La OMPI (Organización Mundial de la Propiedad Intelectual) es una organización de Naciones Unidas que busca, al menos en teoría, defender los derechos de los autores como forma de “estimular la actividad creadora”. Es decir que creen que si no fuera porque las organizaciones y empresas recaudan dinero para los autores, ya no habría creación. Es la misma lógica que indica que bajar una película de Internet es comparable con robar un bolso o que propone que las bibliotecas paguen regalías por los libros que prestan y, teóricamente, hacen perder ventas a las editoriales. ¿Pero de quién es el bolso en este caso?
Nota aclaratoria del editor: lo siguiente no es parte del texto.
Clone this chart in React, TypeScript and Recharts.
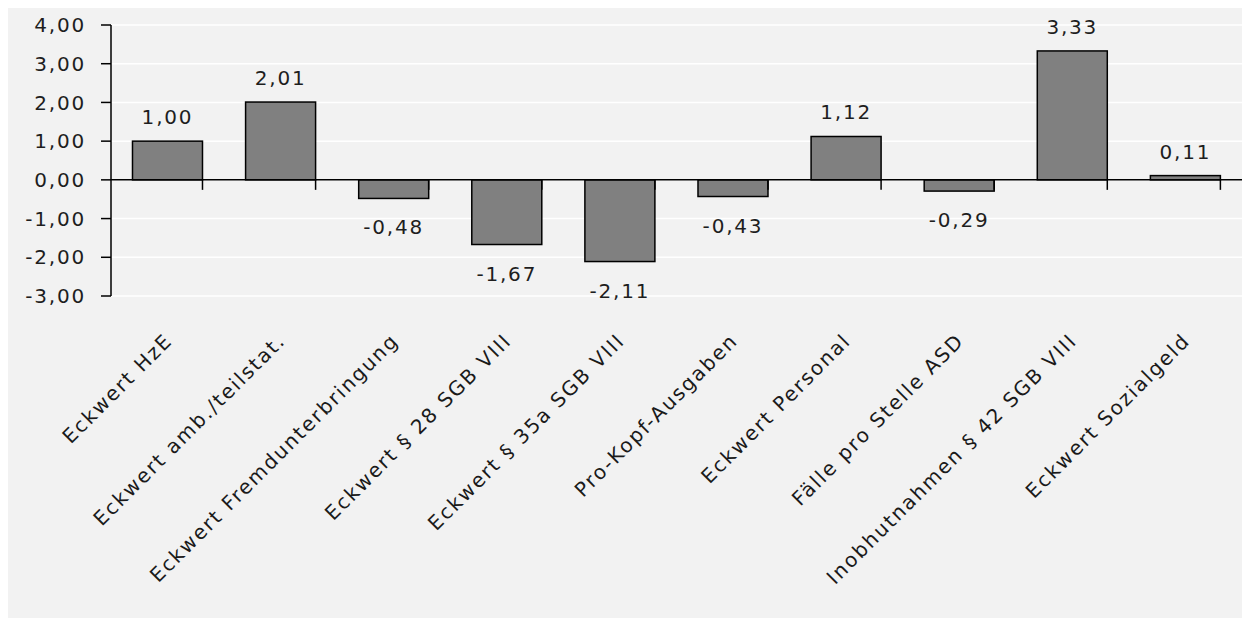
import { BarChart, Bar, XAxis, YAxis, CartesianGrid, ReferenceLine, LabelList } from 'recharts';

const categories = [
  'Eckwert HzE',
  'Eckwert amb./teilstat.',
  'Eckwert Fremdunterbringung',
  'Eckwert § 28 SGB VIII',
  'Eckwert § 35a SGB VIII',
  'Pro-Kopf-Ausgaben',
  'Eckwert Personal',
  'Fälle pro Stelle ASD',
  'Inobhutnahmen § 42 SGB VIII',
  'Eckwert Sozialgeld',
];
const values = [1.0, 2.01, -0.48, -1.67, -2.11, -0.43, 1.12, -0.29, 3.33, 0.11];
const yTicks = [-3, -2, -1, 0, 1, 2, 3, 4];

const data = categories.map((name, i) => ({ name, value: values[i] }));

const fmt = (v: number) => v.toFixed(2).replace('.', ',');
const FONT = '"DejaVu Sans", sans-serif';

// bar with the little boundary tick below the zero line
const BarShape = (props: any) => {
  const { x, y, width, height, background, payload } = props;
  const top = Math.min(y, y + height);
  const h = Math.abs(height);
  const zeroY = payload.value >= 0 ? top + h : top;
  const bx = background ? background.x + background.width : x + width;
  return (
    <g>
      <rect x={x} y={top} width={width} height={h} fill="#808080" stroke="#000" strokeWidth={1.5} />
      <line x1={bx} x2={bx} y1={zeroY} y2={zeroY + 10} stroke="#000" strokeWidth={1.5} />
    </g>
  );
};

const ValueLabel = (props: any) => {
  const { x, y, width, height, value } = props;
  const top = Math.min(y, y + height);
  const bottom = Math.max(y, y + height);
  const ty = value >= 0 ? top - 17 : bottom + 36;
  return (
    <text x={x + width / 2} y={ty} textAnchor="middle" fontFamily={FONT} fontSize={20} letterSpacing={1.8} fill="#1e1e1e">
      {fmt(value)}
    </text>
  );
};

const YTick = (props: any) => {
  const { x, y, payload } = props;
  return (
    <text x={x} y={y} dy="0.36em" textAnchor="end" fontFamily={FONT} fontSize={20} letterSpacing={1.8} fill="#1e1e1e">
      {fmt(payload.value)}
    </text>
  );
};

const XTick = (props: any) => {
  const { x, y, payload } = props;
  const ax = x + 6;
  const ay = y + 38;
  return (
    <text x={ax} y={ay} textAnchor="end" transform={`rotate(-45, ${ax}, ${ay})`} fontFamily={FONT} fontSize={20} letterSpacing={1.9} fill="#1a1a1a">
      {payload.value}
    </text>
  );
};

export default function App() {
  return (
    <div style={{ marginLeft: -1, width: 1243, height: 610, background: '#f2f2f2' }}>
      <BarChart
        width={1243}
        height={610}
        data={data}
        margin={{ top: 17, right: 8, bottom: 22, left: 0 }}
        barCategoryGap="19%"
      >
        <CartesianGrid vertical={false} stroke="#ffffff" strokeWidth={1.5} />
        <XAxis dataKey="name" axisLine={false} tickLine={false} interval={0} height={300} tick={<XTick />} />
        <YAxis
          domain={[-3, 4]}
          ticks={yTicks}
          width={104}
          tickSize={10}
          tickMargin={15}
          axisLine={{ stroke: '#000', strokeWidth: 1.5 }}
          tickLine={{ stroke: '#000', strokeWidth: 1.5 }}
          tick={<YTick />}
        />
        <ReferenceLine y={0} stroke="#000" strokeWidth={1.5} />
        <Bar dataKey="value" shape={<BarShape />} isAnimationActive={false}>
          <LabelList dataKey="value" content={<ValueLabel />} />
        </Bar>
      </BarChart>
    </div>
  );
}
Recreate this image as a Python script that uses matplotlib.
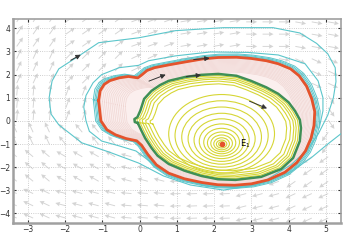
import numpy as np
import matplotlib
matplotlib.use("Agg")
import matplotlib.pyplot as plt
from matplotlib.patches import Ellipse

# outer stable cycle (red) and inner cycle (green)
red_x = [-1.10, -1.06, -0.95, -0.80, -0.55, -0.30, -0.05, 0.05, 0.20, 0.40, 0.78, 1.23, 1.70,
         2.11, 2.60, 2.99, 3.40, 3.72, 4.05, 4.28, 4.48, 4.62, 4.70, 4.68, 4.60, 4.45, 4.22,
         3.90, 3.45, 3.00, 2.55, 2.10, 1.66, 1.20, 0.78, 0.45, 0.22, 0.05, -0.08, -0.37, -0.65,
         -0.88, -1.04, -1.10]
red_y = [0.87, 1.30, 1.58, 1.74, 1.86, 1.92, 1.86, 1.98, 2.18, 2.30, 2.42, 2.55, 2.68,
         2.74, 2.75, 2.70, 2.60, 2.47, 2.25, 1.95, 1.50, 0.95, 0.40, -0.20, -0.75, -1.30, -1.80,
         -2.22, -2.55, -2.72, -2.78, -2.76, -2.66, -2.50, -2.26, -1.90, -1.45, -1.05, -0.86, -0.76, -0.60,
         -0.38, 0.00, 0.87]

green_x = [-0.05, -0.13, -0.14, -0.06, 0.02, 0.12, 0.32, 0.55, 0.78, 1.23, 1.66, 2.11, 2.60,
           2.99, 3.40, 3.72, 4.00, 4.17, 4.30, 4.33, 4.30, 4.12, 3.80, 3.26, 2.57, 2.10, 1.66,
           1.20, 0.78, 0.48, 0.32, 0.15, 0.05, -0.05]
green_y = [-0.09, -0.05, 0.08, 0.16, 0.45, 0.95, 1.30, 1.55, 1.73, 1.90, 1.99, 2.03, 1.95,
           1.73, 1.45, 1.17, 0.80, 0.43, 0.05, -0.30, -0.87, -1.60, -2.08, -2.42, -2.55, -2.52, -2.38,
           -2.15, -1.86, -1.50, -1.17, -0.75, -0.43, -0.09]

# cyan trajectory spiralling in towards the red cycle
cyan_x = [5.40, 5.05, 4.60, 4.04, 3.13, 2.25, 1.36, 0.64, -0.03, -0.83, -1.55, -2.17, -2.38,
          -2.43, -2.35, -2.17, -1.63, -1.10, -0.03, 0.96, 2.25, 3.58, 4.30, 4.75, 5.05, 5.25,
          5.27, 5.20, 5.05, 4.80, 4.50, 4.06, 3.40, 2.60, 1.80, 1.00, 0.50, 0.15, -0.10, -0.55,
          -1.02, -1.35, -1.44, -1.50, -1.44, -1.25, -1.02, -0.55, -0.03, 0.24, 0.96, 1.90, 2.90,
          3.72, 4.44, 4.79, 4.92, 4.92, 4.82]
cyan_y = [-0.56, -1.00, -1.60, -2.21, -2.77, -2.99, -2.77, -2.38, -1.82, -1.34, -0.95, -0.17, 0.30,
          1.00, 1.73, 2.25, 2.81, 3.38, 3.59, 3.90, 4.03, 4.03, 3.80, 3.35, 2.90, 2.30,
          1.70, 1.00, 0.25, -0.55, -1.25, -1.90, -2.55, -2.88, -2.82, -2.45, -2.05, -1.60, -1.30, -1.08,
          -0.87, -0.45, 0.00, 0.60, 1.10, 1.65, 2.00, 2.30, 2.40, 2.60, 2.81, 2.98, 2.96,
          2.85, 2.47, 1.73, 1.00, 0.43, -0.30]
bundle_scale = [1.012, 1.024, 1.036, 1.05]
pink_scale = [0.985, 0.97, 0.955, 0.94, 0.925, 0.91, 0.895, 0.88, 0.865, 0.85, 0.835, 0.82, 0.805, 0.79]

# yellow closed orbits around E1
E1 = (2.2, -1.0)
yel_rx = [0.08, 0.14, 0.21, 0.29, 0.38, 0.48, 0.60, 0.74, 0.90, 1.07, 1.25, 1.42]
yel_ry = [0.10, 0.17, 0.26, 0.36, 0.47, 0.60, 0.75, 0.92, 1.10, 1.30, 1.50, 1.70]
yel_cy = [-1.0, -1.0, -0.99, -0.97, -0.95, -0.92, -0.88, -0.83, -0.77, -0.70, -0.63, -0.56]
yel_scale = [0.97, 0.94, 0.91, 0.87, 0.82]

# direction of the background field (degrees), by block
fld_xb = [-3.4, -2.0, -0.5, 1.0, 2.5, 4.0, 5.4]
fld_yb = [4.4, 3.0, 1.5, 0.0, -1.5, -3.0, -4.4]
fld_ang = [[55, 35, 20, 10, 0, -10],
           [65, 45, 25, 5, -10, -25],
           [85, 70, 30, 0, -40, -55],
           [115, 130, 150, 180, 230, 235],
           [140, 150, 165, 180, 200, 215],
           [155, 165, 175, 182, 195, 205]]

# trajectory arrowheads (tail, head)
arr_tail = [(-1.85, 2.62), (0.25, 1.72), (1.45, 2.65), (1.25, 1.92), (2.95, 0.85)]
arr_head = [(-1.58, 2.86), (0.70, 2.00), (1.88, 2.71), (1.65, 1.98), (3.42, 0.54)]


def scaled(xs, ys, s, cx, cy):
    xs = np.asarray(xs)
    ys = np.asarray(ys)
    return cx + s * (xs - cx), cy + s * (ys - cy)


fig = plt.figure(figsize=(3.51, 2.48), dpi=100)
ax = fig.add_axes([0.037, 0.102, 0.934, 0.821])

# background field
gx = np.arange(-3.3, 5.4, 0.44)
gy = np.arange(-4.2, 4.4, 0.53)
QX, QY = np.meshgrid(gx, gy)
ang = np.zeros_like(QX)
for i in range(QX.shape[0]):
    for j in range(QX.shape[1]):
        c = np.searchsorted(fld_xb, QX[i, j]) - 1
        r = len(fld_yb) - 1 - np.searchsorted(fld_yb[::-1], QY[i, j])
        c = min(max(c, 0), 5)
        r = min(max(r, 0), 5)
        ang[i, j] = np.radians(fld_ang[r][c])
ax.quiver(QX, QY, np.cos(ang), np.sin(ang), color='#d4d4d4', angles='uv',
          scale=30, scale_units='width', width=0.0028, headwidth=5, headlength=5,
          headaxislength=4.5, zorder=1)

# pink band between the cycles
ax.fill(red_x, red_y, color='#fbefee', lw=0, zorder=2)
for s in pink_scale:
    px, py = scaled(red_x, red_y, s, 2.3, -0.3)
    ax.plot(px, py, color='#f0d6d3', lw=0.5, zorder=2)
ax.fill(green_x, green_y, color='white', lw=0, zorder=3)

# yellow orbits
for rx, ry, cy in zip(yel_rx, yel_ry, yel_cy):
    ax.add_patch(Ellipse((E1[0], cy), 2 * rx, 2 * ry, fill=False, ec='#d6d635', lw=0.8, zorder=4))
for s in yel_scale:
    px, py = scaled(green_x, green_y, s, 2.2, -0.35)
    ax.plot(px, py, color='#d6d635', lw=0.8, zorder=4)

# cyan
for s in bundle_scale:
    px, py = scaled(red_x, red_y, s, 1.8, -0.1)
    ax.plot(px, py, color='#5cc6cb', lw=0.7, zorder=5)
ax.plot(cyan_x, cyan_y, color='#5cc6cb', lw=0.8, zorder=5)

ax.plot(green_x, green_y, color='#3f8f55', lw=1.8, zorder=6)
ax.plot(red_x, red_y, color='#e4532c', lw=2.0, zorder=6)

ax.plot(*E1, 'o', color='#e4532c', ms=3, zorder=7)
ax.text(E1[0] + 0.5, E1[1], 'E$_1$', fontsize=6, va='center', zorder=7)

for t, h in zip(arr_tail, arr_head):
    ax.annotate('', xy=h, xytext=t, zorder=8,
                arrowprops=dict(arrowstyle='-|>', color='#333333', lw=0.7,
                                mutation_scale=7, shrinkA=0, shrinkB=0))

ax.set_xlim(-3.4, 5.4)
ax.set_ylim(-4.4, 4.4)
ax.set_xticks(range(-3, 6))
ax.set_yticks(range(-4, 5))
ax.grid(True, ls=':', color='#c0c0c0', lw=0.6)
ax.tick_params(direction='in', length=2.5, labelsize=5.5, colors='#333333',
               top=True, right=True, pad=2)
for sp in ax.spines.values():
    sp.set_color('#a0a0a0')
    sp.set_linewidth(1.2)
ax.spines['left'].set_linewidth(1.8)
ax.spines['bottom'].set_linewidth(1.8)

fig.savefig('out.png', dpi=100)
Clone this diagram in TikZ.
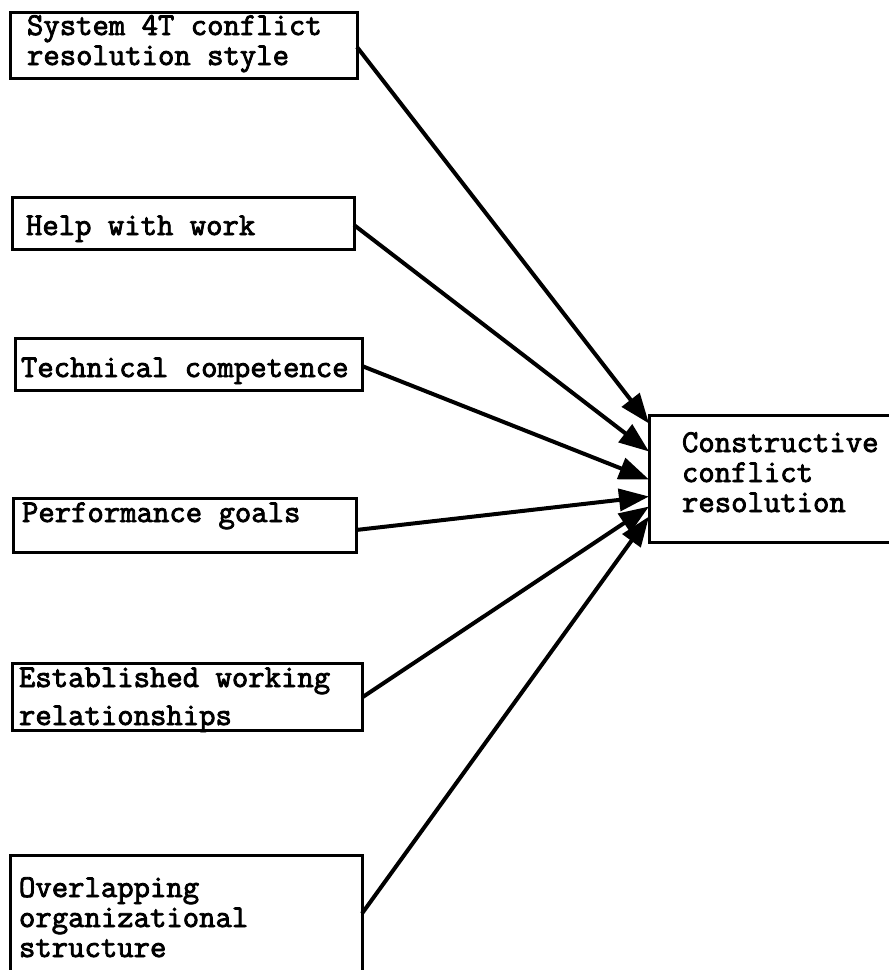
\documentclass[tikz,border=0pt]{standalone}
\usepackage{fontspec}
\usetikzlibrary{arrows.meta}
\newfontfamily\typewriter{Latin Modern Mono}[FakeBold=2.6]
\begin{document}
\begin{tikzpicture}[x=1pt, y=-1pt,
  box/.style={draw, line width=3pt, rectangle, inner sep=0pt, outer sep=0pt, anchor=north west},
  lbl/.style={inner sep=0pt, outer sep=0pt, anchor=base west, align=left,
    font=\typewriter\fontsize{31.8}{30}\selectfont},
  link/.style={line width=4pt, -{Triangle[length=30pt, width=22pt]}}]
  \useasboundingbox (0,0) rectangle (889,970);

  % factor boxes on the left
  \node[box, minimum width=347pt, minimum height=66pt] (b1) at (10,12) {};
  \node[box, minimum width=342pt, minimum height=52pt] (b2) at (12,197) {};
  \node[box, minimum width=347pt, minimum height=52pt] (b3) at (15,338) {};
  \node[box, minimum width=343pt, minimum height=54pt] (b4) at (13,498) {};
  \node[box, minimum width=350pt, minimum height=67pt] (b5) at (12,663) {};
  \node[box, minimum width=352pt, minimum height=117pt] (b6) at (10,855) {};

  % outcome box on the right
  \node[box, minimum width=246pt, minimum height=127pt] (t) at (649,415) {};

  % box texts (placed by the baseline of their last line)
  \node[lbl] (l1) at (27,65) {System 4T conflict\\resolution style};
  \node[lbl] (l2) at (26,235) {Help with work};
  \node[lbl] (l3) at (21,377) {Technical competence};
  \node[lbl] (l4) at (22,522) {Performance goals};
  \node[lbl] (l5) at (19,725) {Established working\\[8pt]relationships};
  \node[lbl] (l6) at (19,957) {Overlapping\\organizational\\structure};
  \node[lbl] (lt) at (682,512) {Constructive\\conflict\\resolution};

  % influences
  \draw[link] ([yshift=-2pt]b1.east) -- ([yshift=55pt]t.west);
  \draw[link] ([yshift=-2pt]b2.east) -- ([yshift=27pt]t.west);
  \draw[link] ([yshift=-2pt]b3.east) -- ([yshift=-1pt]t.west);
  \draw[link] ([yshift=-5pt]b4.east) -- ([yshift=-18pt]t.west);
  \draw[link] ([yshift=-1pt]b5.east) -- ([yshift=-28pt]t.west);
  \draw[link] (b6.east) -- ([yshift=-38pt]t.west);
\end{tikzpicture}
\end{document}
La mayoría de los autores parece mostrarse prescindente en esta disputa.
Iacomella da un ejemplo de cómo funciona esto: “Cadra, el Centro de Administración de Derechos Reprográficos, que existe desde hace unos dos años y representa a una minoría de autores, sobre todo académicos, presionó a la UBA, que ahora le pagará casi 4 millones de pesos anuales para ser autorizada a fotocopiar bibliografía. Luego distribuye parte del dinero entre los miembros de la organización, en su mayoría autores que no se leen en la universidad. Pero como no todos los autores fotocopiados están asociados, en realidad la UBA podría igualmente ser demandada por otros”. ¿Cuánto cobrarán los deudos de Bourdieu o Foucault de este dinero?
Son muchas las organizaciones que están pensando la forma de cambiar esta inercia restrictiva y plantear el desarrollo de una cultura libre contra una embestida que parece anacrónica. ¿Por qué elegir esta lucha entre tantas posibles? Como explica Laura Marotias, del equipo de Flacso Virtual: “Tiene que ver con la circulación de la información y el valor que tiene en esta etapa del desarrollo capitalista. En una sociedad de conocimiento lo que produce valor es, justamente, el conocimiento; distribuirlo es una forma de democratizar”.